__TASK STATEMENT__
From the entries below, pull out each line where "this" appears.
____ RECORD SET
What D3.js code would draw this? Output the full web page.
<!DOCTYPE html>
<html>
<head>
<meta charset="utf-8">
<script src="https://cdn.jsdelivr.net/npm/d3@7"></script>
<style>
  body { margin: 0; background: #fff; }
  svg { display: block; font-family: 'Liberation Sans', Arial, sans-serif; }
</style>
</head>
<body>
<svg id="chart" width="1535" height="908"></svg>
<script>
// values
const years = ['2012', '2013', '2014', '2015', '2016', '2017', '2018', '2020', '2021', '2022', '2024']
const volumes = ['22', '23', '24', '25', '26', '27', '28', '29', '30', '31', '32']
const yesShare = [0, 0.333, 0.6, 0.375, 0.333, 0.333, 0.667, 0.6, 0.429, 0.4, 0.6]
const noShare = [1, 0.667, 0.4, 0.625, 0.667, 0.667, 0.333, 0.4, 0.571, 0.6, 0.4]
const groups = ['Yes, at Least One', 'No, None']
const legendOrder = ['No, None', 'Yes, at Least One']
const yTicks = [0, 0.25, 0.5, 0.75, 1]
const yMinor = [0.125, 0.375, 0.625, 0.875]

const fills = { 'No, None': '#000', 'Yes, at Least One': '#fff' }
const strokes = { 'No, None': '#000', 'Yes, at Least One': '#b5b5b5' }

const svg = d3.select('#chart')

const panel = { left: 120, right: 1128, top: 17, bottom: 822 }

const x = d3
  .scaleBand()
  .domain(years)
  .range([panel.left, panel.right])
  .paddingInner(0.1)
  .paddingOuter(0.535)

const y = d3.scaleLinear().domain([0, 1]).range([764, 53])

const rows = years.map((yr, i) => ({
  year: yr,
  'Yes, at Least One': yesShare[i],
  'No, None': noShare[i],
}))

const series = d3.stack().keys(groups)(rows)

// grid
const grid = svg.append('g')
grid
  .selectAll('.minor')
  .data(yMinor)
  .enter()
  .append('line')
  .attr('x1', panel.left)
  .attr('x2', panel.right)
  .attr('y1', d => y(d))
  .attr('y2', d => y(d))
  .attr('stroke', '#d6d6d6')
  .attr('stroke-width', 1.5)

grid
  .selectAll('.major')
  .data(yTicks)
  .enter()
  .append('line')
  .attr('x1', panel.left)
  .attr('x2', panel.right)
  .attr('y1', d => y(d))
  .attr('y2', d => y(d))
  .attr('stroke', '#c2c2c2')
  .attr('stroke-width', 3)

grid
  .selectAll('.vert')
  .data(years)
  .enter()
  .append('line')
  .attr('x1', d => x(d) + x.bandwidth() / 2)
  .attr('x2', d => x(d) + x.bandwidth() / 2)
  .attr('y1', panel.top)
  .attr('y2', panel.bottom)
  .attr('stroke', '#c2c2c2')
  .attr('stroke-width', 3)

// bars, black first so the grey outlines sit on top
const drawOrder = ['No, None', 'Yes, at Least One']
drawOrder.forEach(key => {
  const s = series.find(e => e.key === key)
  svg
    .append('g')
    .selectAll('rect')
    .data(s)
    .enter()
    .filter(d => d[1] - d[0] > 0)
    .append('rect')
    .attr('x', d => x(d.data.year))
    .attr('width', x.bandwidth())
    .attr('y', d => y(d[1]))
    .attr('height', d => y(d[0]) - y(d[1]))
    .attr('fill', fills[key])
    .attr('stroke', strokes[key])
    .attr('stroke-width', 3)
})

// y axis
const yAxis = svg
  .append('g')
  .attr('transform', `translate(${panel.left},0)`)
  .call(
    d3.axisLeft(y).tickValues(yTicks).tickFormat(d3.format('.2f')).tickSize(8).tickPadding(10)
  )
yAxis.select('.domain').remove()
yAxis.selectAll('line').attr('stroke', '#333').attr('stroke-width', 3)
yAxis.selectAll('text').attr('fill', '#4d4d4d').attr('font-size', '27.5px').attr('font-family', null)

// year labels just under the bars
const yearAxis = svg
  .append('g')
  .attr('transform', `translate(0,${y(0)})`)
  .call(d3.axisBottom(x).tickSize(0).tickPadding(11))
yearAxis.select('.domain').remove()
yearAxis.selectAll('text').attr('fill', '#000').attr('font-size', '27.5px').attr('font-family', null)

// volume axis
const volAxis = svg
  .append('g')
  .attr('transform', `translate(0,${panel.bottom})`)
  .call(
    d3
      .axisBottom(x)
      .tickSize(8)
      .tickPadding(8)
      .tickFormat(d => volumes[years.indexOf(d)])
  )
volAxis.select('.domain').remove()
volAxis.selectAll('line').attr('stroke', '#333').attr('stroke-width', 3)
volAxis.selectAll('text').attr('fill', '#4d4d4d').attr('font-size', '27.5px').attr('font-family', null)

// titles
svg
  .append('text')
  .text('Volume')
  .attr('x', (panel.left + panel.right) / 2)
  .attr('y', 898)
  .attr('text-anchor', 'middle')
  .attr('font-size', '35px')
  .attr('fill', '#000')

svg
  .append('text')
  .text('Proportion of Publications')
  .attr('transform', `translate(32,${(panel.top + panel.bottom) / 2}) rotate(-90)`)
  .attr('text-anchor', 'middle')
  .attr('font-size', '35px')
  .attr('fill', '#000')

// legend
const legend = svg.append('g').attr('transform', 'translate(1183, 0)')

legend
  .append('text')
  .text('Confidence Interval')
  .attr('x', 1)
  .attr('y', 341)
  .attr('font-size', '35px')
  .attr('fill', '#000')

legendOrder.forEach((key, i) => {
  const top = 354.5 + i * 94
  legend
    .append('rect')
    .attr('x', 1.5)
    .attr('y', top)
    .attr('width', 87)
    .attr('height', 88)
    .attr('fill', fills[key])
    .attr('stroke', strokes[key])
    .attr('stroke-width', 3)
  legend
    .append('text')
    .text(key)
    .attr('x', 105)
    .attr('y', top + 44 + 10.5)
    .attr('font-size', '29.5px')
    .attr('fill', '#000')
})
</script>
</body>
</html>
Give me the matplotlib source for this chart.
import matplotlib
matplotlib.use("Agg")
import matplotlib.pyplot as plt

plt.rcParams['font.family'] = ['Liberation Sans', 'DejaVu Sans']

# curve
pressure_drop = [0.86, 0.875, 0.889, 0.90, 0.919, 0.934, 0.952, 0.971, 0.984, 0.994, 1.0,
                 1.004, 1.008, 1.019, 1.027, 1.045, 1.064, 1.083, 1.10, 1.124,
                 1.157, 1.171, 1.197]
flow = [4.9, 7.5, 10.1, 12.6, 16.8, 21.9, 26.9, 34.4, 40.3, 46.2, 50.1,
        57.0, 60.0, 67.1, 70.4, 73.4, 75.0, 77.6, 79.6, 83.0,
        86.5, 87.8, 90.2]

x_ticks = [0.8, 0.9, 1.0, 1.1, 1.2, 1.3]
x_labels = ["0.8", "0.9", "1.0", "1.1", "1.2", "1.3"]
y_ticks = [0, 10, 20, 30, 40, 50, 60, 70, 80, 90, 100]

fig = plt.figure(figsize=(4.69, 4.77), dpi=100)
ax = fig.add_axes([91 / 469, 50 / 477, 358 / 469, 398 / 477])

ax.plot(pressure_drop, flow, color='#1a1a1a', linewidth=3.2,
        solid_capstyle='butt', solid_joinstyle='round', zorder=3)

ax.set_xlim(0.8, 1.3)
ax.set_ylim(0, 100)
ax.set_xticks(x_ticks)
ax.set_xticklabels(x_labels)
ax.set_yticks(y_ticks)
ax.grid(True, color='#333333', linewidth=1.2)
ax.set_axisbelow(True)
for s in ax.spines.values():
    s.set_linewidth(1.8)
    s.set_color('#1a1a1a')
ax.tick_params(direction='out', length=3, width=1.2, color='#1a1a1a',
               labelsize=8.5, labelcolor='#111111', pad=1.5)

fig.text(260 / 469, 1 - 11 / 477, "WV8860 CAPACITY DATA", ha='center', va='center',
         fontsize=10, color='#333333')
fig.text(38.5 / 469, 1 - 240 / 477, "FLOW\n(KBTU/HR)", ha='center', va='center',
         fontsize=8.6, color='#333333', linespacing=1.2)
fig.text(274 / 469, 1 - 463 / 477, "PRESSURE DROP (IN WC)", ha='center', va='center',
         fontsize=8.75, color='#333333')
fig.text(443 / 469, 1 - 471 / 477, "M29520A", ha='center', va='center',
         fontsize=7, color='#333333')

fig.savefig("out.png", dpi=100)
________
__TASK ANSWER__
What D3.js code would draw this? Output the full web page.
Give me the matplotlib source for this chart.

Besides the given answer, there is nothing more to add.